Mediante la simple contrastación de números, nos ha demostrado en pocos días que los laboratorios que fabrican los medicamentos y las tres grandes cadenas de farmacias que operan en el país, las que ya fueron sancionadas por prácticas de colusión, han montado un cartel similar a los que uno puede ver en las películas de gánsteres, que manipula los precios hasta el punto de cobrar en algunos casos 1000% más, por sobre el costo de producción.
Para ilustrar lo anterior, veamos un par de ejemplos concretos. El Eutirox, medicamento para combatir trastornos a la glándula tiroides, tiene un precio de costo cercano a los $700, sin embargo, es vendido a más de $10.000 en estas cadenas de farmacias. También está el caso del Azulfidine, usado generalmente para tratar la artritis, cuyo precio de costo no alcanza los $9.000, pero es vendido a la población a $60.000 o incluso más.
Entonces, uno se pregunta: ¿cuántas miles de personas han visto damnificada su salud, a lo largo de los años, por no poder acceder a medicamentos esenciales para tratar sus enfermedades?; ¿cuántas miles de personas tienen que endeudarse, a través de las mismas tarjetas de crédito que ofrecen las farmacias, para poder costearlos?; ¿cuántas personas terminaron muriendo mientras intentaban pagar estos precios usureros? No lo sabemos a ciencia cierta, pero podemos suponer que no pocas.
La farmacia popular viene a mitigar en parte este problema, al ofrecer los medicamentos al precio de costo. La reflexión inmediata que otros alcaldes, autoridades de gobierno, parlamentarios y ciudadanos en general se plantean es muy sencilla: ¿cómo extendemos esta iniciativa al resto del país?
Aquí es donde aparece la nueva Constitución en el horizonte.
Todos hemos escuchado a la derecha insistir en su tesis de que cambiar la Constitución no es una prioridad para nadie, que es una pérdida de tiempo y recursos, que solo producirá inestabilidad e incertidumbre, que es pura ideología. No solo eso, además agrega que cualquier instancia de diálogo y debate abierto a la ciudadanía será caldo de cultivo para el adoctrinamiento marxista y la germinación de populismos variopintos. Para demostrar el punto, utiliza todo su poderío mediático en prensa escrita y televisión para imponer otros contenidos de su agrado, los que luego son cuantificados y testeados en encuestas de opinión pública financiadas y dirigidas por ellos mismos (Adimark, Cadem, CEP, UDD-La Segunda). Caso paradigmático: la delincuencia.

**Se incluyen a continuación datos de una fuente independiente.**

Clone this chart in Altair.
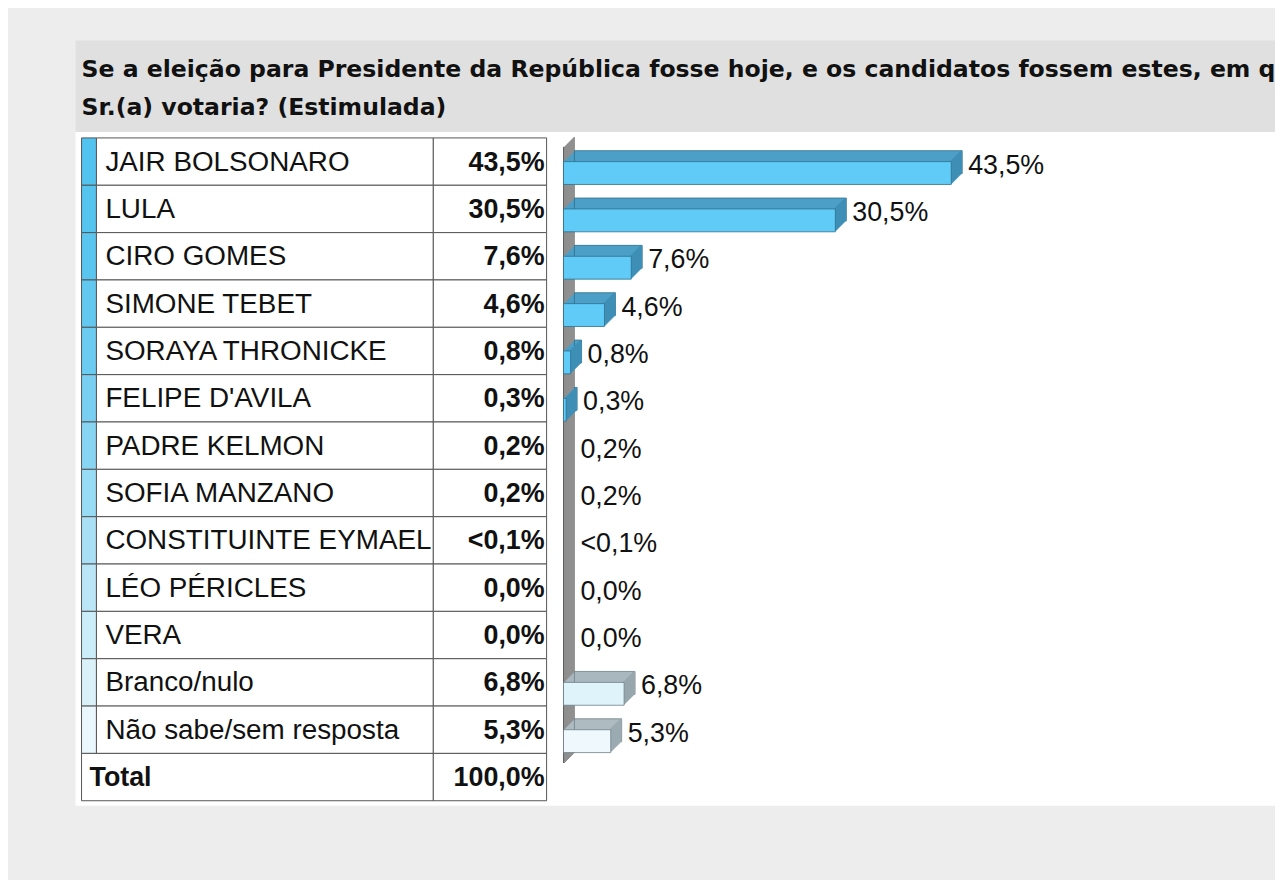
import altair as alt
import pandas as pd

# ---------------- data ----------------
title_lines = [
    "Se a eleição para Presidente da República fosse hoje, e os candidatos fossem estes, em quem o(a)",
    "Sr.(a) votaria? (Estimulada)",
]
names = [
    "JAIR BOLSONARO", "LULA", "CIRO GOMES", "SIMONE TEBET", "SORAYA THRONICKE",
    "FELIPE D'AVILA", "PADRE KELMON", "SOFIA MANZANO", "CONSTITUINTE EYMAEL",
    "LÉO PÉRICLES", "VERA", "Branco/nulo", "Não sabe/sem resposta",
]
share_labels = [
    "43,5%", "30,5%", "7,6%", "4,6%", "0,8%", "0,3%", "0,2%", "0,2%",
    "<0,1%", "0,0%", "0,0%", "6,8%", "5,3%",
]
# bar lengths as drawn in the picture (the tiniest shares show no bar)
bar_lengths = [43.5, 30.5, 7.6, 4.6, 0.8, 0.3, 0.0, 0.0, 0.0, 0.0, 0.0, 6.8, 5.3]
groups = ["cand"] * 11 + ["branco", "ns"]
total_name = "Total"
total_label = "100,0%"

# ---------------- styles ----------------
strip_colors = [
    "#52c2ee", "#55c4ef", "#5ac6ef", "#62c8f0", "#6ccbf1", "#78cff2", "#88d5f3",
    "#98dbf4", "#a9e0f6", "#bae6f7", "#cbecf9", "#dbf1fa", "#eaf7fc",
]
front_colors = {"cand": "#5fcbf6", "branco": "#dff3fb", "ns": "#eef8fd"}
top_colors = {"cand": "#4c9fc6", "branco": "#a9b8be", "ns": "#aebbc1"}
side_colors = {"cand": "#3f8fb6", "branco": "#97a7ad", "ns": "#9babb1"}
edge_colors = {"cand": "#2f6f8e", "branco": "#6f7f86", "ns": "#6f7f86"}
grp_dom = list(front_colors.keys())

FONT = "Liberation Sans, Arial, sans-serif"
TFONT = "DejaVu Sans, Verdana, sans-serif"
FS = 27

rows = names + [total_name]
table = pd.DataFrame({
    "row": rows,
    "label": share_labels + [total_label],
    "strip": strip_colors + ["#ffffff"],
    "kind": ["item"] * len(names) + ["total"],
})
bars = pd.DataFrame({
    "row": names,
    "bar": bar_lengths,
    "label": share_labels,
    "grp": groups,
})
one = pd.DataFrame({"a": [1]})

yscale = alt.Scale(domain=rows, range=[128, 795], paddingInner=0, paddingOuter=0)
xscale = alt.Scale(domain=[0, 50], range=[559, 1007.5])
Y = alt.Y("row:N", scale=yscale, axis=None, sort=None)
X = alt.X("bar:Q", scale=xscale, axis=None)

layers = []

# title bar and white panel
layers.append(alt.Chart(one).mark_rect(color="#e0e0e0").encode(
    x=alt.value(68), x2=alt.value(1275), y=alt.value(30), y2=alt.value(122)))
layers.append(alt.Chart(one).mark_rect(color="#ffffff").encode(
    x=alt.value(68), x2=alt.value(1275), y=alt.value(122), y2=alt.value(800)))
for i, line in enumerate(title_lines):
    layers.append(alt.Chart(one).mark_text(
        text=line, font=TFONT, fontSize=23.7, fontWeight="bold", color="#111111",
        align="left", baseline="alphabetic").encode(
        x=alt.value(74), y=alt.value(67 + 38 * i)))

# table cells
items = alt.Chart(table).transform_filter("datum.kind == 'item'")
tot = alt.Chart(table).transform_filter("datum.kind == 'total'")
cell = dict(stroke="#555555", strokeWidth=1)
layers.append(items.mark_rect(**cell).encode(
    x=alt.value(74), x2=alt.value(89), y=Y, fill=alt.Fill("strip:N", scale=None)))
layers.append(items.mark_rect(fill="#ffffff", **cell).encode(
    x=alt.value(89), x2=alt.value(428), y=Y))
layers.append(tot.mark_rect(fill="#ffffff", **cell).encode(
    x=alt.value(74), x2=alt.value(428), y=Y))
layers.append(alt.Chart(table).mark_rect(fill="#ffffff", **cell).encode(
    x=alt.value(428), x2=alt.value(542), y=Y))

# table texts
layers.append(items.mark_text(font=FONT, fontSize=28, color="#111111", align="left",
                              baseline="alphabetic", yOffset=9).encode(
    x=alt.value(98), y=Y, text="row:N"))
layers.append(tot.mark_text(font=FONT, fontSize=FS, fontWeight="bold", color="#111111",
                            align="left", baseline="alphabetic", yOffset=9).encode(
    x=alt.value(82), y=Y, text="row:N"))
layers.append(alt.Chart(table).mark_text(font=FONT, fontSize=FS, fontWeight="bold",
                                         color="#111111", align="right",
                                         baseline="alphabetic", yOffset=9).encode(
    x=alt.value(540), y=Y, text="label:N"))

# 3D wall behind the bars
for k in range(11):
    layers.append(alt.Chart(one).mark_rect(color="#8d8d8d", xOffset=k, x2Offset=k + 1.5).encode(
        x=alt.X(datum=0, type="quantitative", scale=xscale, axis=None),
        x2=alt.X2(datum=0),
        y=alt.value(137 - k), y2=alt.value(757 - k)))
layers.append(alt.Chart(one).mark_rule(color="#5e5e5e", strokeWidth=1).encode(
    x=alt.X(datum=0, type="quantitative", scale=xscale, axis=None),
    y=alt.value(137), y2=alt.value(757)))


def cscale(d):
    return alt.Scale(domain=grp_dom, range=[d[g] for g in grp_dom])


# 3D bars
bchart = alt.Chart(bars).transform_filter("datum.bar > 0")
for k in range(1, 12):
    extra = dict(strokeWidth=0.8) if k == 11 else {}
    enc = dict(x=X, y=Y, color=alt.Color("grp:N", scale=cscale(top_colors), legend=None))
    if k == 11:
        enc["stroke"] = alt.Stroke("grp:N", scale=cscale(edge_colors), legend=None)
    layers.append(bchart.mark_bar(size=23, yOffset=11.5 - k, xOffset=k, x2Offset=k, **extra).encode(**enc))
for k in range(1, 12):
    layers.append(bchart.mark_bar(size=23, yOffset=11.5 - k, xOffset=k, x2Offset=k - 2).encode(
        x=X, x2="bar:Q", y=Y, color=alt.Color("grp:N", scale=cscale(side_colors), legend=None)))
layers.append(bchart.mark_bar(size=23, yOffset=11.5, strokeWidth=0.8).encode(
    x=X, y=Y, color=alt.Color("grp:N", scale=cscale(front_colors), legend=None),
    stroke=alt.Stroke("grp:N", scale=cscale(edge_colors), legend=None)))

# value labels next to bars
layers.append(alt.Chart(bars).mark_text(font=FONT, fontSize=FS, color="#111111", align="left",
                                        baseline="alphabetic", dx=17, yOffset=12).encode(
    x=X, y=Y, text="label:N"))

chart = alt.layer(*layers).resolve_scale(color="independent", stroke="independent").properties(
    width=1275, height=872, padding=0, autosize="none", background="#ededed"
).configure_view(stroke=None)

chart.save("out.html", embed_options={"renderer": "svg", "actions": False})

Lo que ellos pretenden ocultar es que, precisamente, problemas como el de los altos precios de los medicamentos en las farmacias y otros similares, SÍ pueden ser resueltos mediante la elaboración de una nueva Constitución. ¿Cómo? Pues, dejando establecido en esta que la salud es un derecho social, en la cual no se puede especular con los precios para aumentar las ganancias, y donde el Estado debe jugar un rol decisivo como proveedor y también como regulador. Esto permitiría posteriormente formular leyes coherentes con este principio, que implementen políticas públicas ad hoc de directo impacto para las familias.
Para lograr lo anterior, es imperioso que el debate constitucional no sea una entelequia, abstracta y secreta, dirigida por abogados especialistas en derecho político o por “hombres notables” con bigotes y corbatas tejidas. Muy por el contrario, es el momento donde la sociedad en su conjunto debe resolver de qué manera quiere organizarse, cómo quiere convivir y qué país desea proyectar. Es donde se establecen los principios rectores, las ideas matrices, las orientaciones fundamentales con las que funcionaremos las próximas décadas. De eso se trata la asamblea constituyente a fin de cuentas: un ejercicio intenso de democracia y participación, sin exclusiones ni vetos, donde es posible decidir desde el adecuado precio que deben tener los medicamentos, hasta la mismísima propiedad privada y sus límites.